Genetic analyses of eight complex diseases using predicted continuous representations of disease.
Journal:
Cell reports methods
Published Date:
Jul 25, 2025
Abstract
We evaluated whether predicted continuous disease representations could enhance genetic discovery beyond case-control genome-wide association study (GWAS) phenotypes across eight complex diseases in up to 485,448 UK Biobank participants. Predicted phenotypes had high genetic correlations with case-control phenotypes (median r = 0.66) but identified more independent associations (median 306 versus 125).
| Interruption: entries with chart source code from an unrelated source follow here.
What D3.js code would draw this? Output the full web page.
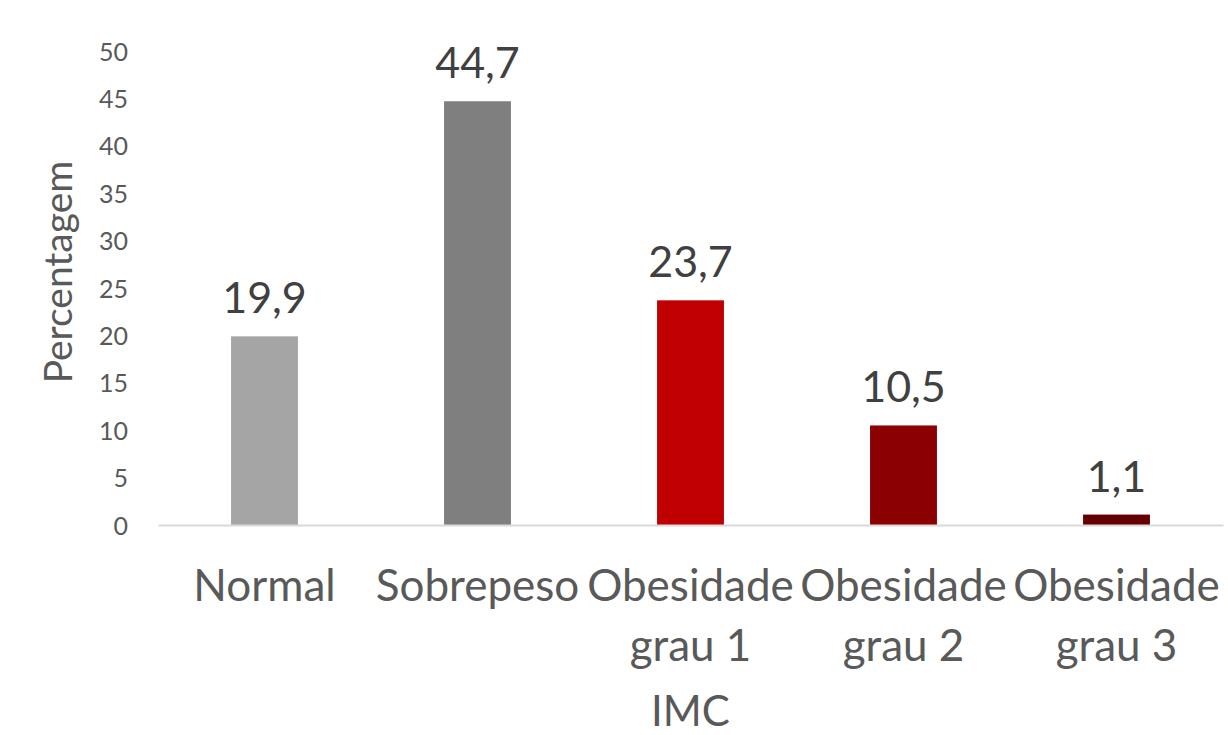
<!DOCTYPE html>
<html>
<head>
<meta charset="utf-8">
<script src="https://cdn.jsdelivr.net/npm/d3@7"></script>
<style>
  body { margin: 0; background: #fff; }
  svg text { font-family: Lato, "Open Sans", sans-serif; }
</style>
</head>
<body>
<div id="chart"></div>
<script>
// IMC categories and percentages
const categories = ["Normal", "Sobrepeso", "Obesidade grau 1", "Obesidade grau 2", "Obesidade grau 3"];
const values = [19.9, 44.7, 23.7, 10.5, 1.1];
const barColors = ["#a5a5a5", "#7f7f7f", "#c00000", "#8b0000", "#660000"];
const yTicks = [0, 5, 10, 15, 20, 25, 30, 35, 40, 45, 50];

const W = 1228, H = 735;
const plot = {left: 158, right: 1223, top: 51, bottom: 525};

const svg = d3.select("#chart")
    .append("svg")
    .attr("width", W)
    .attr("height", H);

const x = d3.scaleBand()
    .domain(categories)
    .range([plot.left, plot.right])
    .paddingInner(0.686)
    .paddingOuter(0.343);

const y = d3.scaleLinear()
    .domain([0, 50])
    .range([plot.bottom, plot.top]);

// y axis: labels only
const yAxis = svg.append("g")
    .attr("transform", `translate(${plot.left},0)`)
    .call(d3.axisLeft(y).tickValues(yTicks).tickSize(0).tickPadding(30));
yAxis.select(".domain").remove();
yAxis.selectAll("text")
    .attr("fill", "#595959")
    .style("font-size", "25px")
    .attr("dy", "0.36em");

// bars
svg.selectAll(".bar")
    .data(values)
    .enter()
    .append("rect")
    .attr("class", "bar")
    .attr("x", (d, i) => x(categories[i]))
    .attr("y", d => y(d))
    .attr("width", x.bandwidth())
    .attr("height", d => y(0) - y(d))
    .attr("fill", (d, i) => barColors[i]);

// x axis
const xAxis = svg.append("g")
    .attr("transform", `translate(0,${plot.bottom})`)
    .call(d3.axisBottom(x).tickSize(0).tickFormat(""));
xAxis.select(".domain")
    .attr("stroke", "#d9d9d9")
    .attr("stroke-width", 2);

// category labels, split on two lines
svg.selectAll(".cat")
    .data(categories)
    .enter()
    .append("text")
    .attr("class", "cat")
    .attr("text-anchor", "middle")
    .attr("fill", "#595959")
    .style("font-size", "44px")
    .each(function(d) {
        const parts = d.split(" ");
        const lines = parts.length > 1 ? [parts[0], parts.slice(1).join(" ")] : [d];
        const cx = x(d) + x.bandwidth() / 2;
        lines.forEach((line, j) => {
            d3.select(this).append("tspan")
                .attr("x", cx)
                .attr("y", 601 + j * 60)
                .text(line);
        });
    });

// value labels
svg.selectAll(".val")
    .data(values)
    .enter()
    .append("text")
    .attr("class", "val")
    .attr("text-anchor", "middle")
    .attr("fill", "#404040")
    .style("font-size", "43px")
    .attr("x", (d, i) => x(categories[i]) + x.bandwidth() / 2)
    .attr("y", d => y(d) - 23)
    .text(d => d3.format(".1f")(d).replace(".", ","));

// axis titles
svg.append("text")
    .attr("text-anchor", "middle")
    .attr("fill", "#595959")
    .style("font-size", "42px")
    .attr("x", (plot.left + plot.right) / 2)
    .attr("y", 726)
    .text("IMC");

svg.append("text")
    .attr("transform", "rotate(-90)")
    .attr("text-anchor", "middle")
    .attr("fill", "#595959")
    .style("font-size", "39px")
    .attr("x", -272)
    .attr("y", 72)
    .text("Percentagem");
</script>
</body>
</html>
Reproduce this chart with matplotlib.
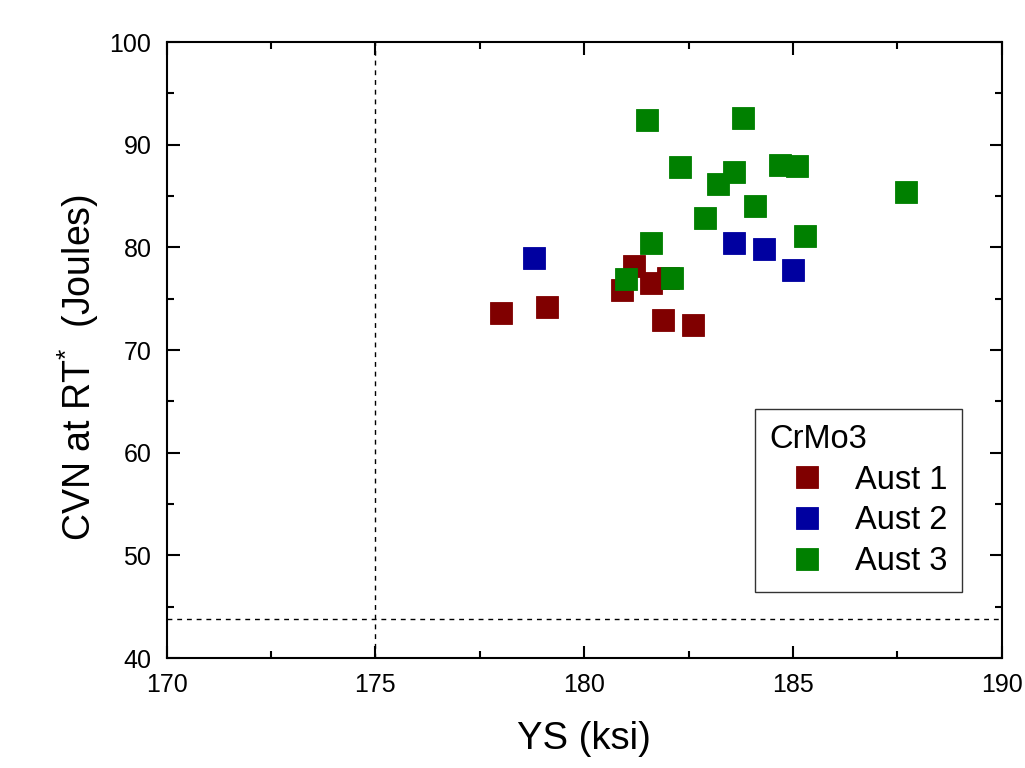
import matplotlib
matplotlib.use("Agg")
import matplotlib.pyplot as plt
from matplotlib.ticker import MultipleLocator

plt.rcParams["font.family"] = ["Liberation Sans", "DejaVu Sans"]
plt.rcParams["mathtext.fontset"] = "custom"
plt.rcParams["mathtext.rm"] = "Liberation Sans"
plt.rcParams["mathtext.it"] = "Liberation Sans"
plt.rcParams["mathtext.bf"] = "Liberation Sans"

# Yield strength (ksi) and room-temperature CVN energy (J) per austenitizing condition
aust1_ys = [178.0, 179.1, 180.9, 181.2, 181.6, 182.0, 181.9, 182.6]
aust1_cvn = [73.6, 74.2, 75.8, 78.2, 76.5, 77.0, 72.9, 72.4]

aust2_ys = [178.8, 183.6, 184.3, 185.0]
aust2_cvn = [79.0, 80.4, 79.8, 77.8]

aust3_ys = [181.5, 183.8, 182.3, 183.6, 183.2, 184.7, 185.1, 187.7,
            184.1, 182.9, 181.6, 185.3, 181.0, 182.1]
aust3_cvn = [92.4, 92.6, 87.8, 87.3, 86.2, 88.0, 87.9, 85.4,
             84.0, 82.9, 80.4, 81.1, 76.9, 77.0]

series_labels = ["Aust 1", "Aust 2", "Aust 3"]
series_colors = ["#800000", "#0000a0", "#008000"]
legend_title = "CrMo3"

ys_limit = 175.0
cvn_limit = 43.8

fig = plt.figure(figsize=(10.25, 7.68), dpi=100)
ax = fig.add_axes([0.1626, 0.1432, 0.8146, 0.8021])

groups = [(aust1_ys, aust1_cvn), (aust2_ys, aust2_cvn), (aust3_ys, aust3_cvn)]
for i, ((xs, ys), lab, col) in enumerate(zip(groups, series_labels, series_colors)):
    ax.plot(xs, ys, linestyle="none", marker="s", markersize=16.3,
            markerfacecolor=col, markeredgecolor=col, markeredgewidth=0.6,
            label=lab, zorder=3 + i)

ax.axvline(ys_limit, color="black", linestyle=(0, (3.5, 3.5)), linewidth=1.0, zorder=2)
ax.axhline(cvn_limit, color="black", linestyle=(0, (3.5, 3.5)), linewidth=1.0, zorder=2)

ax.set_xlim(170, 190)
ax.set_ylim(40, 100)
ax.xaxis.set_major_locator(MultipleLocator(5))
ax.xaxis.set_minor_locator(MultipleLocator(2.5))
ax.yaxis.set_major_locator(MultipleLocator(10))
ax.yaxis.set_minor_locator(MultipleLocator(5))

for s in ax.spines.values():
    s.set_linewidth(1.5)

ax.tick_params(which="both", direction="in", top=True, right=True, width=1.5)
ax.tick_params(which="major", length=9, labelsize=18)
ax.tick_params(axis="x", which="major", pad=11)
ax.tick_params(axis="y", which="major", pad=11)
ax.tick_params(which="minor", length=5)

ax.set_xlabel("YS (ksi)", fontsize=27.5, labelpad=17)
ax.set_ylabel("CVN at RT$^{*}$  (Joules)", fontsize=27, labelpad=6)
ax.yaxis.label.set_y(0.471)

leg = ax.legend(title=legend_title, loc="upper left", bbox_to_anchor=(0.7046, 0.404),
                borderaxespad=0, fontsize=23.5, title_fontsize=23.5,
                alignment="left", fancybox=False, framealpha=1,
                edgecolor="#333333", borderpad=0.45, labelspacing=0.3,
                handlelength=2.3, handletextpad=0.3, markerscale=1.0)
leg.get_frame().set_linewidth(1.0)

fig.savefig("out.png", dpi=100)
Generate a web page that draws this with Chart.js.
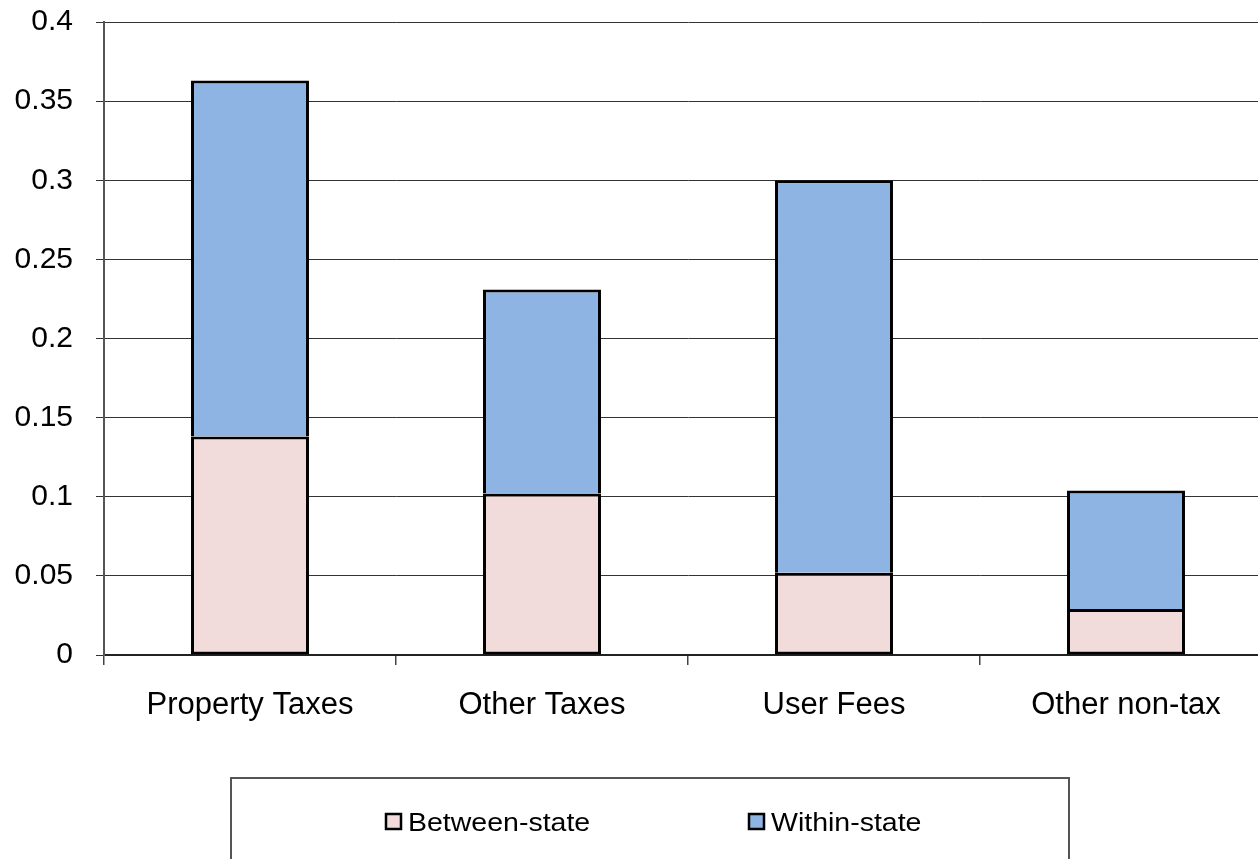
<!DOCTYPE html>
<html>
<head>
<meta charset="utf-8">
<title>Revenue variance decomposition</title>
<script src="https://cdn.jsdelivr.net/npm/chart.js@4.4.0/dist/chart.umd.min.js"></script>
<style>
  html, body { margin: 0; padding: 0; background: #fff; overflow: hidden; }
  #wrap { width: 1258px; height: 859px; overflow: hidden; }
</style>
</head>
<body>
<div id="wrap"><canvas id="chart" width="1280" height="859"></canvas></div>
<script>
var categories = ['Property Taxes', 'Other Taxes', 'User Fees', 'Other non-tax'];
var betweenState = [0.138, 0.102, 0.052, 0.029];
var withinState = [0.225, 0.129, 0.248, 0.075];
var yTicks = [0, 0.05, 0.1, 0.15, 0.2, 0.25, 0.3, 0.35, 0.4];

var FONT = '"Liberation Sans", Arial, sans-serif';

// boxed legend under the plot, drawn by hand so it can sit where we want
var boxLegend = {
  id: 'boxLegend',
  afterDraw: function (chart) {
    var ctx = chart.ctx;
    ctx.save();
    ctx.strokeStyle = '#555';
    ctx.lineWidth = 2;
    ctx.strokeRect(231, 778, 838, 120);

    var xs = [386, 749];
    chart.data.datasets.forEach(function (ds, i) {
      var x = xs[i];
      ctx.fillStyle = ds.backgroundColor;
      ctx.fillRect(x, 814, 15, 15);
      ctx.strokeStyle = '#000';
      ctx.lineWidth = 2.5;
      ctx.strokeRect(x, 814, 15, 15);

      ctx.translate(x + 22, 831);
      ctx.scale(1.14, 1);
      ctx.fillStyle = '#000';
      ctx.font = '25px ' + FONT;
      ctx.textBaseline = 'alphabetic';
      ctx.fillText(ds.label, 0, 0);
      ctx.setTransform(1, 0, 0, 1, 0, 0);
    });
    ctx.restore();
  }
};

var ctx = document.getElementById('chart').getContext('2d');
var myChart = new Chart(ctx, {
  type: 'bar',
  data: {
    labels: categories,
    datasets: [{
      label: 'Between-state',
      data: betweenState,
      backgroundColor: '#F2DCDB',
      borderColor: '#000',
      borderWidth: 3,
      borderSkipped: false
    }, {
      label: 'Within-state',
      data: withinState,
      backgroundColor: '#8EB4E3',
      borderColor: '#000',
      borderWidth: 3,
      borderSkipped: 'start'
    }]
  },
  options: {
    responsive: false,
    animation: false,
    layout: { padding: { top: 22, right: 8, bottom: 0, left: 0 } },
    plugins: {
      legend: { display: false },
      tooltip: { enabled: false }
    },
    datasets: {
      bar: { categoryPercentage: 1, barPercentage: 0.404 }
    },
    scales: {
      x: {
        stacked: true,
        afterFit: function (scale) { scale.height = 204; },
        grid: {
          drawOnChartArea: false,
          drawTicks: true,
          tickLength: 10,
          color: '#444',
          lineWidth: 1.5
        },
        border: { color: '#222', width: 2 },
        ticks: {
          color: '#000',
          padding: 22,
          maxRotation: 0,
          font: { family: FONT, size: 31 }
        }
      },
      y: {
        stacked: true,
        min: 0,
        max: 0.4,
        afterFit: function (scale) {
          scale.width = 104;
          scale.paddingTop = 0;
          scale.paddingBottom = 0;
        },
        afterBuildTicks: function (scale) {
          scale.ticks = yTicks.map(function (v) { return { value: v }; });
        },
        grid: {
          color: '#333',
          lineWidth: 1,
          tickLength: 8
        },
        border: { color: '#555', width: 2 },
        ticks: {
          color: '#000',
          padding: 23,
          font: { family: FONT, size: 30 },
          callback: function (v) { return String(+v.toFixed(2)); }
        }
      }
    }
  },
  plugins: [boxLegend]
});
</script>
</body>
</html>
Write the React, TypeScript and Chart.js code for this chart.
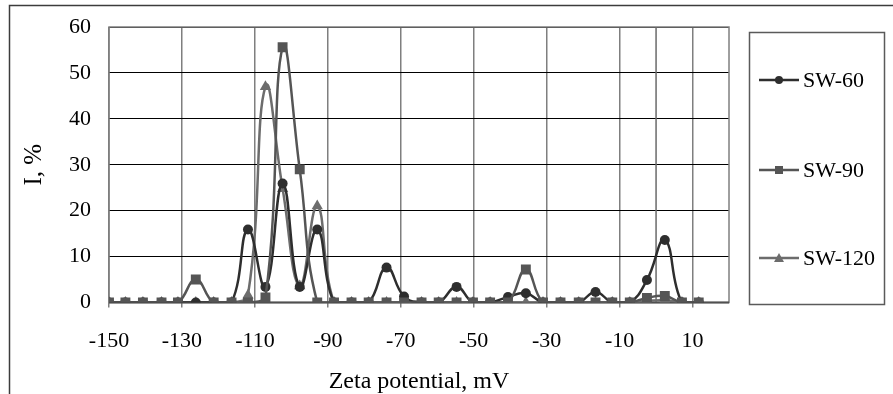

While some predicted phenotype associations were spurious, multi-trait analysis of GWAS-boosted case-control phenotypes identified a median of 46 additional variants per disease, of which a median of 73% replicated in FinnGen, 37% reached genome-wide significance in a UK Biobank/FinnGen meta-analysis, and 45% had supporting evidence. Predicted phenotypes also identified 14 genes targeted by phase I-IV drugs not identified by case-control phenotypes, and combined polygenic risk scores (PRSs) using both phenotypes improved prediction performance, with a median 37% increase in Nagelkerke's R. Predicted phenotypes represent composite biomarkers complementing case-control approaches in genetic discovery, drug target prioritization, and risk prediction, though efficacy varies across diseases.